As a starting point, I believe that nearly all AI scientists and adjacent stakeholders want very badly to do the ‘right’ thing — both deploying technologies toward great ends and avoiding misuses along the way.
Despite these inclinations, individuals within institutions can sometimes deviate from ideal behavior, based in part on lacking core tools to decisively answer the ethical questions, and in part from their own economic challenges and difficult incentive-structures.
To bring systemic change, therefore, we may find greater success when we couch practical solutions within people’s and institutions’ economic realities and ensure that ethics and market pressures function compatibly.
Consider a hypothetical individual at a company, who is evaluated principally by the output of code or product features they ship, without an ethical evaluation factoring in; this individual will have good reasons to overlook gray areas that would delay their practices, particularly if flagging these issues may not even result in clear resolution.
“Pulling the production-line cord” and halting a project’s progress may not be valued by the company (and in turn by the individual) if these traits do not show up positively in one’s reviews.
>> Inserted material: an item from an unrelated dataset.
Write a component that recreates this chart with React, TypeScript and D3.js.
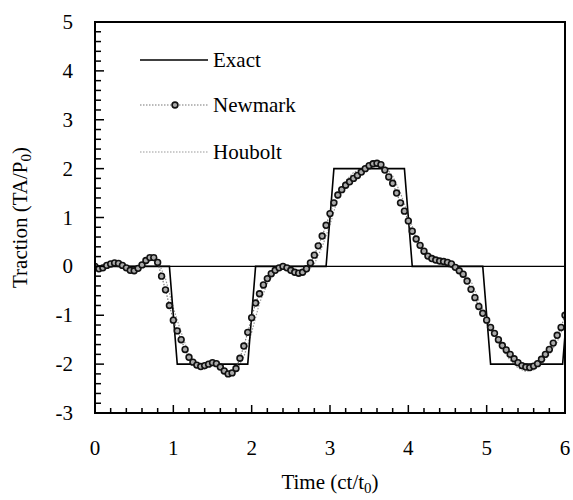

Individuals need to feel empowered and actively encouraged to take such actions — not just that these actions are permissible. (I felt that my former employer, McKinsey & Company, really excelled on this front, emphasizing the obligation to dissent at all levels and trying to embody non-hierarchical decision-making.)
At an institutional level, I suspect that marketplace demands may encourage companies to continue launching AI/data science use cases, even if open questions remain about data usage, so long as the companies continue to be rewarded. (Fear of poor public perception, of course, is a powerful deterrent to hasty launches.)
Yet in practice, company policy is not as simple as deciding a priori what will maximize profits, and then magically willing it; there is an additional market dynamic at play. Within companies, well-positioned and ideologically-aligned individuals may be able to affect launch trajectory, particularly if they have unique skills or a lot of clout in the organization. These mechanisms of influence include by individually refusing to work on certain projects, or by helping to spark conversation against certain projects. In this sense, powerful workers with a strong sense for ethical guardrails can make a difference, at least within certain companies.
While individuals within companies can make attempts to steer the ship, and indeed often succeed, it remains a reality that many US companies do operate with a focus on shareholder value in many parts of their operations. A framework for AI/data science ethics, at least in the short-term, likely involves operating within that framework, or at least acknowledging its practicalities (say, couching objections in difficulties of recruitment, retention, or implementation feasibility should certain scientists not endorse a mission).
None of these solutions nor frameworks is a panacea; in some cases, they leave to-be-determined what specific ethics folks ought to embody (what is the vision your team is driving toward in its use of AI/data science, and from where does this hail), and in others they are smaller incremental change, rather than top-down directives that may eventually achieve more scale. (Though taken as a sum, many smaller-scale changes may amount to broader change, or may help to stoke larger-scale actors.)
Still, I found it both inspiring and empowering to leave DJ’s talk with a concrete set of actions one can take to “live their ethics” in AI and data science more generally. I am very grateful to have had this opportunity, and hope that my synthesis and thoughts are useful to others grappling with these questions.